## MATERIAL
⁂

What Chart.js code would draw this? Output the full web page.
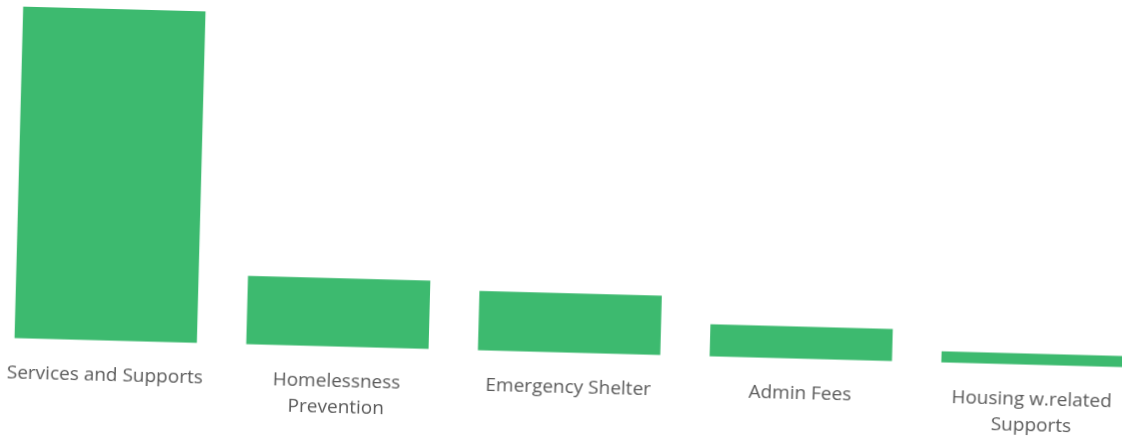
<!DOCTYPE html>
<html>
<head>
<meta charset="utf-8">
<script src="https://cdn.jsdelivr.net/npm/chart.js@4"></script>
<style>
  html, body { margin: 0; padding: 0; background: #fff; overflow: hidden; }
  body { width: 1122px; height: 440px; position: relative; }
  /* the printed page sits a little askew */
  #wrap {
    position: absolute; left: -11px; top: 0;
    width: 1163px; height: 448px;
    transform: rotate(1.5deg);
    transform-origin: 580px 220px;
  }
</style>
</head>
<body>
<div id="wrap"><canvas id="spendChart"></canvas></div>
<script>
// Spending by category
const categories = [
    'Services and Supports',
    ['Homelessness', 'Prevention'],
    'Emergency Shelter',
    'Admin Fees',
    ['Housing w.related', 'Supports']
];
const amounts = [329, 68, 59, 32, 11];

const barColor = '#3dba6f';

const ctx = document.getElementById('spendChart').getContext('2d');
const spendChart = new Chart(ctx, {
    type: 'bar',
    data: {
        labels: categories,
        datasets: [{
            data: amounts,
            backgroundColor: barColor,
            borderWidth: 0,
            categoryPercentage: 1,
            barPercentage: 0.787
        }]
    },
    options: {
        responsive: true,
        maintainAspectRatio: false,
        animation: false,
        layout: { padding: { top: 21, bottom: 0, left: 0, right: 0 } },
        plugins: {
            legend: { display: false },
            tooltip: { enabled: false }
        },
        scales: {
            x: {
                grid: { display: false, drawTicks: false },
                border: { display: false },
                ticks: {
                    color: '#5a5a5a',
                    padding: 22,
                    maxRotation: 0,
                    autoSkip: false,
                    font: { family: '"Open Sans", sans-serif', size: 19, lineHeight: 1.35 }
                }
            },
            y: {
                display: false,
                min: 0,
                max: 329
            }
        }
    }
});
</script>
</body>
</html>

⁂

## TASK BRIEF
Your task is to gather every line with the word "page" and copy it.

## PROBLEM SOLUTION
What Chart.js code would draw this? Output the full web page.
  /* the printed page sits a little askew */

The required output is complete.